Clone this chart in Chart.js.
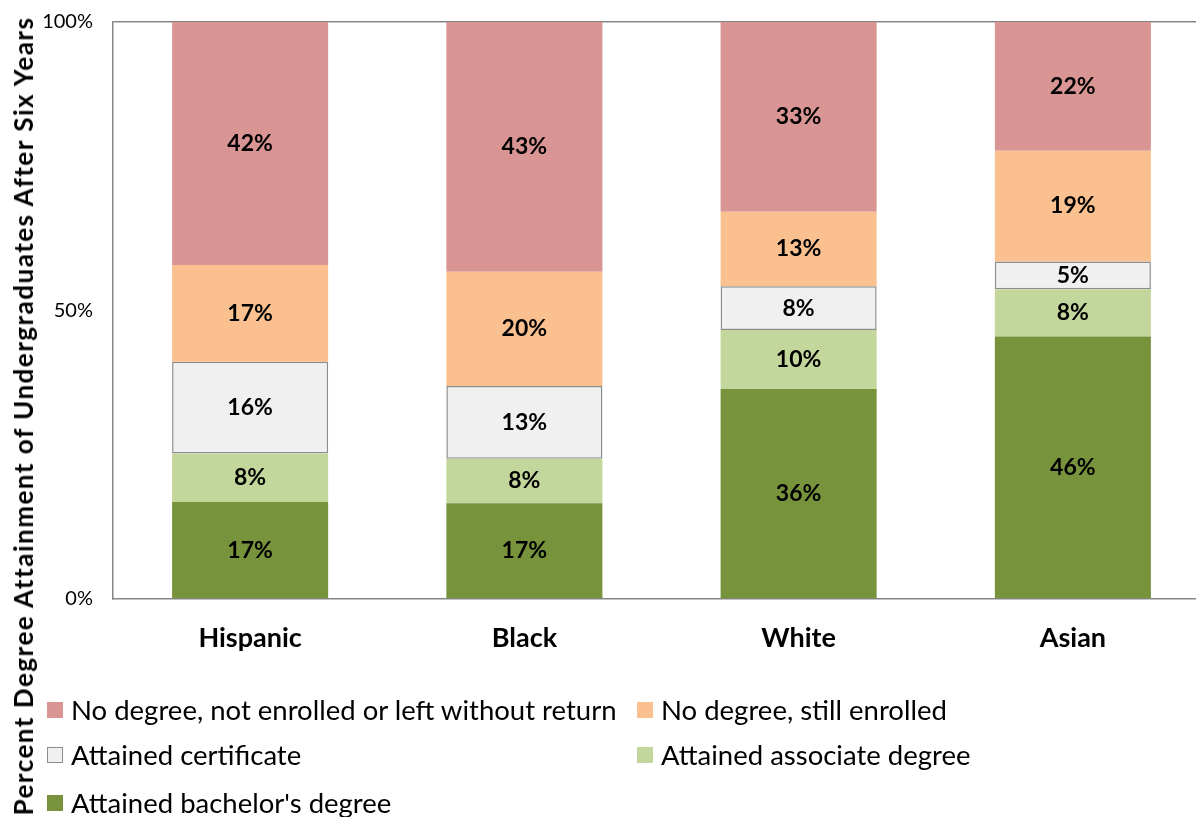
<!DOCTYPE html>
<html lang="en">
<head>
  <meta charset="UTF-8">
  <title>Degree Attainment After Six Years</title>
  <script src="https://cdn.jsdelivr.net/npm/chart.js"></script>
  <style>
    body {
      margin: 0;
      padding: 0;
      background: #fff;
      font-family: Lato, "Open Sans", sans-serif;
      overflow: hidden;
    }
    .wrap {
      position: relative;
      width: 1196px;
      height: 817px;
      overflow: hidden;
    }
    #chartCanvas {
      position: absolute;
      left: 0;
      top: 0;
    }
    .ytitle {
      position: absolute;
      left: 23px;
      top: 416px;
      transform: translate(-50%, -50%) rotate(-90deg);
      white-space: nowrap;
      font-weight: bold;
      font-size: 26px;
      letter-spacing: 1.5px;
      color: #000;
    }
    .legend-item {
      position: absolute;
      display: flex;
      align-items: center;
      font-size: 27.5px;
      color: #000;
      white-space: nowrap;
    }
    .legend-item .box {
      width: 16px;
      height: 16px;
      margin-right: 8px;
      box-sizing: border-box;
    }
  </style>
</head>
<body>
  <div class="wrap">
    <canvas id="chartCanvas" width="1210" height="817"></canvas>
    <div class="ytitle">Percent Degree Attainment of Undergraduates After Six Years</div>
    <div id="legend"></div>
  </div>

  <script>
    // 資料
    const categories = ["Hispanic", "Black", "White", "Asian"];
    const seriesNames = [
      "Attained bachelor's degree",
      "Attained associate degree",
      "Attained certificate",
      "No degree, still enrolled",
      "No degree, not enrolled or left without return"
    ];
    const bachelor = [16.8, 16.6, 36.4, 45.5];
    const associate = [8.4, 7.7, 10.2, 8.2];
    const certificate = [15.9, 12.6, 7.6, 4.8];
    const stillEnrolled = [16.8, 19.8, 12.9, 19.2];
    const noDegree = [42.1, 43.3, 32.9, 22.3];
    const yTicks = [0, 50, 100];

    const seriesValues = [bachelor, associate, certificate, stillEnrolled, noDegree];
    const seriesColors = ["#77933c", "#c3d69b", "#f0f0f0", "#fac090", "#d99594"];
    const fontFamily = "Lato, 'Open Sans', sans-serif";

    const datasets = seriesValues.map((vals, i) => ({
      label: seriesNames[i],
      data: vals,
      backgroundColor: seriesColors[i],
      borderColor: i === 2 ? "#8c8c8c" : seriesColors[i],
      borderWidth: i === 2 ? 1.5 : 0,
      borderSkipped: false,
      barPercentage: 0.569,
      categoryPercentage: 1
    }));

    // 標籤外掛
    const barLabels = {
      id: "barLabels",
      afterDatasetsDraw(chart) {
        const ctx = chart.ctx;
        ctx.save();
        ctx.font = "bold 23px " + fontFamily;
        ctx.fillStyle = "#000";
        ctx.textAlign = "center";
        ctx.textBaseline = "middle";
        chart.data.datasets.forEach((ds, di) => {
          const meta = chart.getDatasetMeta(di);
          meta.data.forEach((bar, i) => {
            const y = (bar.y + bar.base) / 2;
            ctx.fillText(Math.round(ds.data[i]) + "%", bar.x, y);
          });
        });
        ctx.restore();
      }
    };

    const ctx = document.getElementById("chartCanvas").getContext("2d");
    new Chart(ctx, {
      type: "bar",
      data: { labels: categories, datasets: datasets },
      options: {
        responsive: false,
        animation: false,
        layout: { padding: { top: 22, right: 0, left: 0, bottom: 0 } },
        plugins: {
          legend: { display: false },
          tooltip: { enabled: false }
        },
        scales: {
          x: {
            stacked: true,
            grid: { display: false },
            border: { display: true, color: "#868686", width: 1.5 },
            ticks: {
              color: "#000",
              padding: 15,
              font: { family: fontFamily, size: 27, weight: "bold" }
            },
            afterFit(scale) { scale.height = 218; }
          },
          y: {
            stacked: true,
            min: 0,
            max: 100,
            afterBuildTicks(scale) {
              scale.ticks = yTicks.map(v => ({ value: v }));
            },
            grid: {
              drawTicks: false,
              color: c => (c.tick && c.tick.value === 100 ? "#868686" : "rgba(0,0,0,0)"),
              lineWidth: 1.5
            },
            border: { display: true, color: "#868686", width: 1.5 },
            ticks: {
              color: "#000",
              padding: 20,
              font: { family: fontFamily, size: 20 },
              callback: v => v + "%"
            },
            afterFit(scale) {
              scale.width = 113;
              scale.paddingTop = 0;
              scale.paddingBottom = 0;
            }
          }
        }
      },
      plugins: [barLabels]
    });

    // 圖例
    const legendPos = [
      [47, 711], [637, 711],
      [47, 756], [637, 756],
      [47, 804]
    ];
    const legendEl = document.getElementById("legend");
    for (let k = 0; k < seriesNames.length; k++) {
      const i = seriesNames.length - 1 - k;
      const item = document.createElement("div");
      item.className = "legend-item";
      item.style.left = legendPos[k][0] + "px";
      item.style.top = (legendPos[k][1] - 18) + "px";
      const box = document.createElement("span");
      box.className = "box";
      box.style.background = seriesColors[i];
      if (i === 2) box.style.border = "1.5px solid #8c8c8c";
      const txt = document.createElement("span");
      txt.textContent = seriesNames[i];
      item.appendChild(box);
      item.appendChild(txt);
      legendEl.appendChild(item);
    }
  </script>
</body>
</html>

┄┄┄┄┄┄┄┄┄┄┄┄┄┄┄┄┄┄┄┄

▸ Prompt: Reproduce every line exactly and omit all pictures.

▸ Result of the task:
Clone this chart in Chart.js.
<!DOCTYPE html>
<html lang="en">
<head>
  <meta charset="UTF-8">
  <title>Degree Attainment After Six Years</title>
  <script src="https://cdn.jsdelivr.net/npm/chart.js"></script>
  <style>
    body {
      margin: 0;
      padding: 0;
      background: #fff;
      font-family: Lato, "Open Sans", sans-serif;
      overflow: hidden;
    }
    .wrap {
      position: relative;
      width: 1196px;
      height: 817px;
      overflow: hidden;
    }
    #chartCanvas {
      position: absolute;
      left: 0;
      top: 0;
    }
    .ytitle {
      position: absolute;
      left: 23px;
      top: 416px;
      transform: translate(-50%, -50%) rotate(-90deg);
      white-space: nowrap;
      font-weight: bold;
      font-size: 26px;
      letter-spacing: 1.5px;
      color: #000;
    }
    .legend-item {
      position: absolute;
      display: flex;
      align-items: center;
      font-size: 27.5px;
      color: #000;
      white-space: nowrap;
    }
    .legend-item .box {
      width: 16px;
      height: 16px;
      margin-right: 8px;
      box-sizing: border-box;
    }
  </style>
</head>
<body>
  <div class="wrap">
    <canvas id="chartCanvas" width="1210" height="817"></canvas>
    <div class="ytitle">Percent Degree Attainment of Undergraduates After Six Years</div>
    <div id="legend"></div>
  </div>

  <script>
    // 資料
    const categories = ["Hispanic", "Black", "White", "Asian"];
    const seriesNames = [
      "Attained bachelor's degree",
      "Attained associate degree",
      "Attained certificate",
      "No degree, still enrolled",
      "No degree, not enrolled or left without return"
    ];
    const bachelor = [16.8, 16.6, 36.4, 45.5];
    const associate = [8.4, 7.7, 10.2, 8.2];
    const certificate = [15.9, 12.6, 7.6, 4.8];
    const stillEnrolled = [16.8, 19.8, 12.9, 19.2];
    const noDegree = [42.1, 43.3, 32.9, 22.3];
    const yTicks = [0, 50, 100];

    const seriesValues = [bachelor, associate, certificate, stillEnrolled, noDegree];
    const seriesColors = ["#77933c", "#c3d69b", "#f0f0f0", "#fac090", "#d99594"];
    const fontFamily = "Lato, 'Open Sans', sans-serif";

    const datasets = seriesValues.map((vals, i) => ({
      label: seriesNames[i],
      data: vals,
      backgroundColor: seriesColors[i],
      borderColor: i === 2 ? "#8c8c8c" : seriesColors[i],
      borderWidth: i === 2 ? 1.5 : 0,
      borderSkipped: false,
      barPercentage: 0.569,
      categoryPercentage: 1
    }));

    // 標籤外掛
    const barLabels = {
      id: "barLabels",
      afterDatasetsDraw(chart) {
        const ctx = chart.ctx;
        ctx.save();
        ctx.font = "bold 23px " + fontFamily;
        ctx.fillStyle = "#000";
        ctx.textAlign = "center";
        ctx.textBaseline = "middle";
        chart.data.datasets.forEach((ds, di) => {
          const meta = chart.getDatasetMeta(di);
          meta.data.forEach((bar, i) => {
            const y = (bar.y + bar.base) / 2;
            ctx.fillText(Math.round(ds.data[i]) + "%", bar.x, y);
          });
        });
        ctx.restore();
      }
    };

    const ctx = document.getElementById("chartCanvas").getContext("2d");
    new Chart(ctx, {
      type: "bar",
      data: { labels: categories, datasets: datasets },
      options: {
        responsive: false,
        animation: false,
        layout: { padding: { top: 22, right: 0, left: 0, bottom: 0 } },
        plugins: {
          legend: { display: false },
          tooltip: { enabled: false }
        },
        scales: {
          x: {
            stacked: true,
            grid: { display: false },
            border: { display: true, color: "#868686", width: 1.5 },
            ticks: {
              color: "#000",
              padding: 15,
              font: { family: fontFamily, size: 27, weight: "bold" }
            },
            afterFit(scale) { scale.height = 218; }
          },
          y: {
            stacked: true,
            min: 0,
            max: 100,
            afterBuildTicks(scale) {
              scale.ticks = yTicks.map(v => ({ value: v }));
            },
            grid: {
              drawTicks: false,
              color: c => (c.tick && c.tick.value === 100 ? "#868686" : "rgba(0,0,0,0)"),
              lineWidth: 1.5
            },
            border: { display: true, color: "#868686", width: 1.5 },
            ticks: {
              color: "#000",
              padding: 20,
              font: { family: fontFamily, size: 20 },
              callback: v => v + "%"
            },
            afterFit(scale) {
              scale.width = 113;
              scale.paddingTop = 0;
              scale.paddingBottom = 0;
            }
          }
        }
      },
      plugins: [barLabels]
    });

    // 圖例
    const legendPos = [
      [47, 711], [637, 711],
      [47, 756], [637, 756],
      [47, 804]
    ];
    const legendEl = document.getElementById("legend");
    for (let k = 0; k < seriesNames.length; k++) {
      const i = seriesNames.length - 1 - k;
      const item = document.createElement("div");
      item.className = "legend-item";
      item.style.left = legendPos[k][0] + "px";
      item.style.top = (legendPos[k][1] - 18) + "px";
      const box = document.createElement("span");
      box.className = "box";
      box.style.background = seriesColors[i];
      if (i === 2) box.style.border = "1.5px solid #8c8c8c";
      const txt = document.createElement("span");
      txt.textContent = seriesNames[i];
      item.appendChild(box);
      item.appendChild(txt);
      legendEl.appendChild(item);
    }
  </script>
</body>
</html>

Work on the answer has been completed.